Through Tails to the Wind, which she began three years ago and is pending approval as a 501(c)(3), Muradian supports the rescue of dogs heading for slaughter – both in Korea and in the United States.
“It’s not easy. I just started fundraising,” she says. “There are multiple trucks and as many girls as possible go out there and they try to pull them off the trucks … and take them to a safe city shelter away from the location where they were. They get them as healthy as possible to fly them here. It’s about $2,000 just to fly them here.”

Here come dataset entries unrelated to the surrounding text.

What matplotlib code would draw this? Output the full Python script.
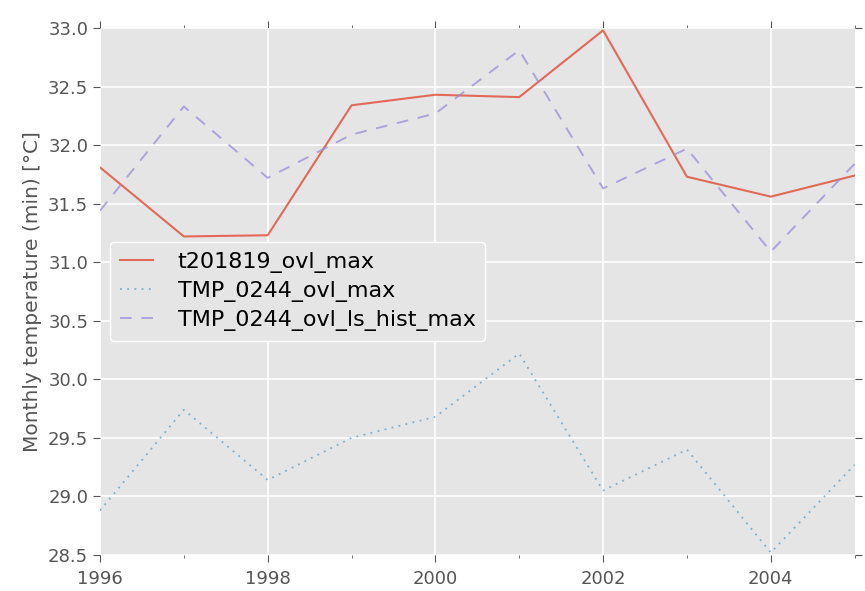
import numpy as np
import matplotlib.pyplot as plt
from matplotlib.ticker import MultipleLocator

years = np.arange(1996, 2006)
t201819_ovl_max = [31.81, 31.22, 31.23, 32.34, 32.43, 32.41, 32.98, 31.73, 31.56, 31.74]
tmp_ovl_max = [28.88, 29.74, 29.14, 29.50, 29.68, 30.22, 29.05, 29.40, 28.52, 29.27]
tmp_ls_hist_max = [31.44, 32.33, 31.72, 32.09, 32.27, 32.81, 31.63, 31.97, 31.09, 31.84]

plt.style.use('ggplot')
plt.rcParams['font.family'] = ['DejaVu Sans']

fig = plt.figure(figsize=(8.65, 5.91), dpi=100)
ax = fig.add_axes([0.1156, 0.061, 0.8724, 0.8916])

ax.plot(years, t201819_ovl_max, color='#E24A33', alpha=0.8, lw=1.5, ls='-', label='t201819_ovl_max')
ax.plot(years, tmp_ovl_max, color='#348ABD', alpha=0.6, lw=1.3, ls=(0, (1, 3)), label='TMP_0244_ovl_max')
ax.plot(years, tmp_ls_hist_max, color='#988ED5', alpha=0.75, lw=1.4, ls=(0, (6, 5)), label='TMP_0244_ovl_ls_hist_max')

ax.set_xlim(1996, 2005)
ax.set_ylim(28.5, 33.0)
ax.xaxis.set_major_locator(MultipleLocator(2))
ax.xaxis.set_minor_locator(MultipleLocator(1))
ax.yaxis.set_major_locator(MultipleLocator(0.5))
ax.yaxis.set_major_formatter(plt.FormatStrFormatter('%.1f'))

ax.set_facecolor('#E5E5E5')
ax.grid(True, which='major', color='white', lw=1.2)
ax.grid(False, which='minor')
for s in ax.spines.values():
    s.set_visible(False)
ax.tick_params(which='both', direction='out', top=True, right=True, colors='#555555', labelsize=13)
ax.tick_params(which='major', length=5)
ax.tick_params(which='minor', length=2)
ax.tick_params(axis='x', pad=6)

ax.set_ylabel('Monthly temperature (min) [°C]', fontsize=14.5, color='#555555')

leg = ax.legend(loc='upper left', bbox_to_anchor=(0.013, 0.594), fontsize=16,
                frameon=True, facecolor='#E5E5E5', edgecolor='white', framealpha=1,
                handlelength=1.5, handletextpad=1.1, borderpad=0.45, labelspacing=0.35,
                borderaxespad=0)
leg.get_frame().set_linewidth(1.0)

fig.savefig('out.png', dpi=100)
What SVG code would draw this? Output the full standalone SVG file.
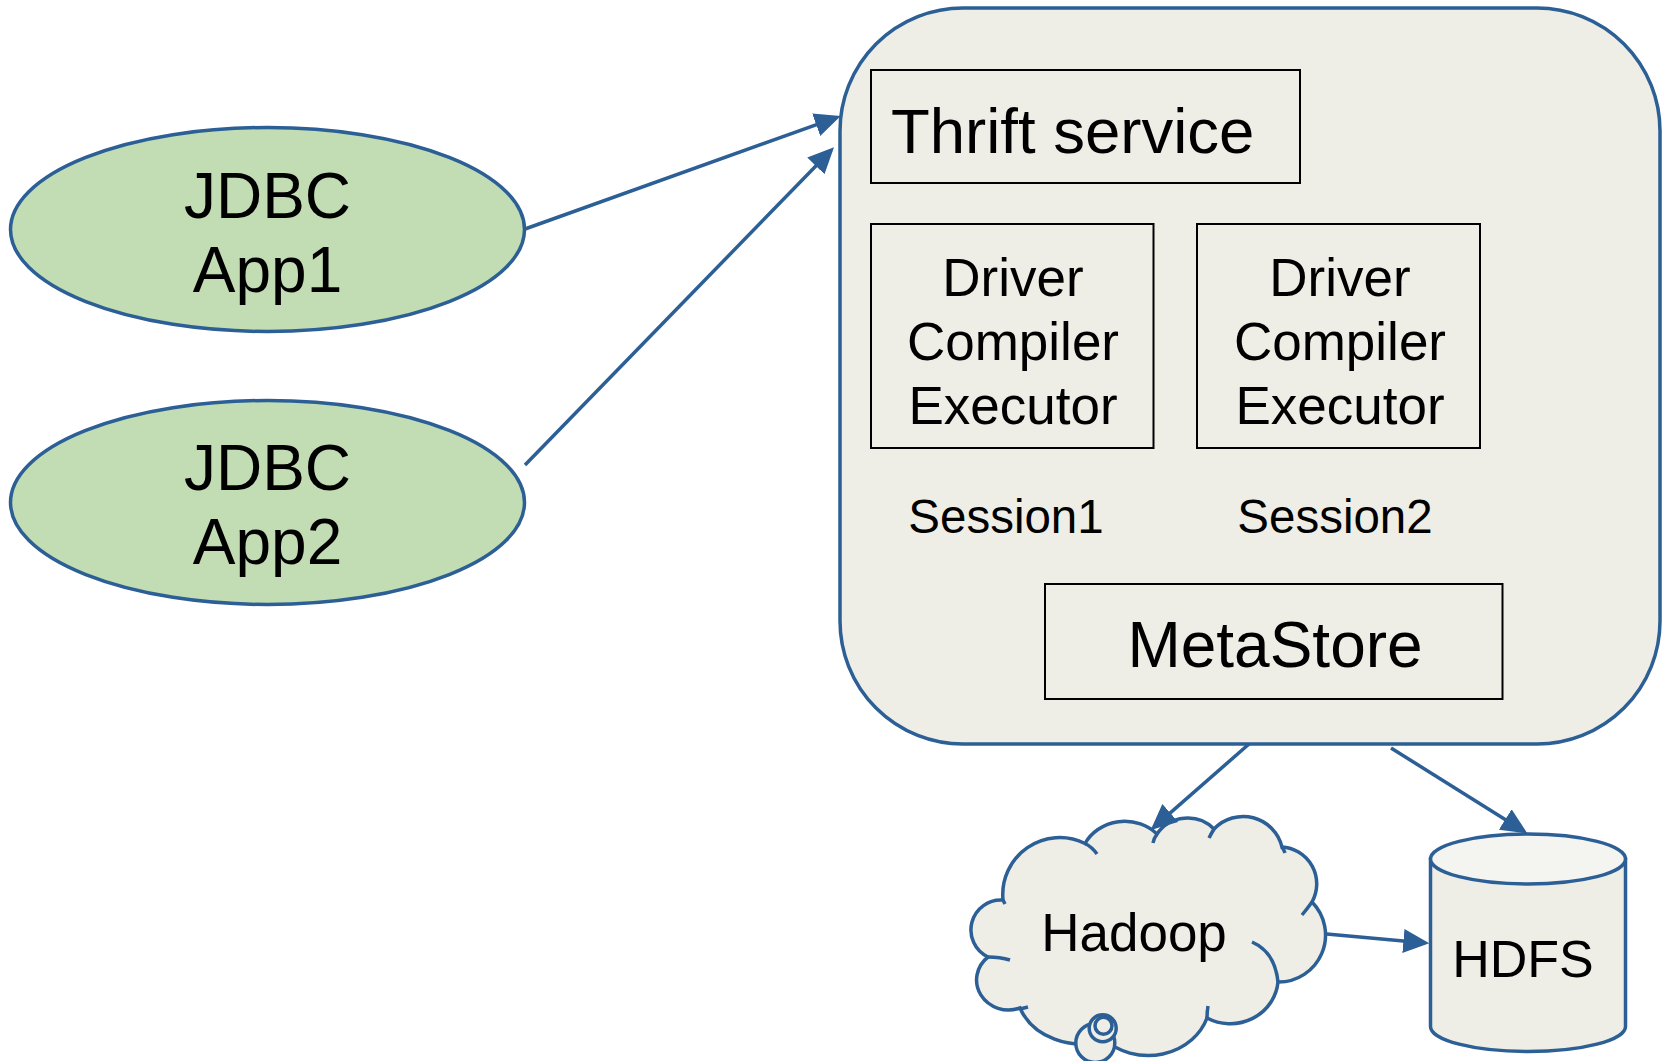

Individuals help the cause by smuggling dogs out of the meat markets, then take them by taxi to see a veterinarian. Unfortunately, not every story has a happy ending. They purchased a Great Dane from a meat market just prior to a Korean festival where they slaughter dogs, but he was too weak and didn’t make it. She has plenty of happy surprises also, however, like the purebred Border collie who Muradian adopted out, now named “Daisy.”
“We worked with her for three months and she started chasing after my horse – nature took over,” Muradian says. “Now she’s a California state service dog.”
The mission to rescue meat market dogs sort of fell into her lap, Muradian says. It began when she met Aileen Hahn.
“She kept bringing dogs over,” Muradian explains. “Now we’re trying to get the money to bring more over. Money talks in this industry. Before I knew what people were doing, one time I saw three dogs tied up outside a building and some in cages. They gave me five dogs for $250. A couple of years later I find out this is what they were doing.”
The problem is not just overseas – some cases are closer to home. Muradian says she has heard of one case in Santa Clarita. It was a restaurant that was shut down and re-opened by a different owner.
“It is against the law to use them as food,” she says. “There was a huge investigation going on in downtown L.A. because they’re doing the same thing in stores in downtown. We were trying to get people in under cover. And we try to pull from shelters as close to Koreatown as possible.”
Muradian has always rescued animals, even as a young girl. “I used to chase lizards and take them home and take care of them. As far back as I can remember, I’ve had an animal,” she says.
According to Muradian’s mother, even when she was a baby, animals played a very important role, including the time her cocker spaniel saw Nareenea in her crib, almost suffocating. The dog compelled her mother to come and pick her up.
“If (the dog) hadn’t heard me calling for her from my crib I would’ve died,” Nareenea says.
On her property she has dogs, horses, pigs, geese – and has had plenty of others. She has had rescues that include macaws, ferrets and wolf hybrids. The largest number of dogs she’s had is about 40 in her possession. She can house up to 20 horses and farm animals at a time.
“I don’t say no to anything,” Muradian says.
Her favorite animals are horses. When she’s in Lancaster she rides one of two horses she owns that she says were “foster failures.”
The boarding facility manager also works in La Crescenta at Hillcrest Pet Hospital for veterinarian Dr. Edward Fries part-time. Her rescuing efforts began with pit bulls. “Then I started rescuing anything crossed my path,” she says.
The biggest problem Muradian sees on a regular basis is the cycle of over-breeding, which results from owners not having their pets spayed and neutered.
“Some people take care of themselves more than their puppies,” she says. “On a daily basis I meet people who bring a dog into the home and once the puppy’s cuteness wears off, they want to get rid of it. I have a $5,000 Pomeranian at my house right now.”
She repeats how important it is that everyone spays and neuters their pets. “I want to be out of a job. I want to be able to one day say, ‘I don’t have to rescue anymore,’” Muradian explains. “I have to do what I’m doing because people are irresponsible. If they ask for help, there are avenues on every corner. I offer to pay for it as long as they just get them fixed.”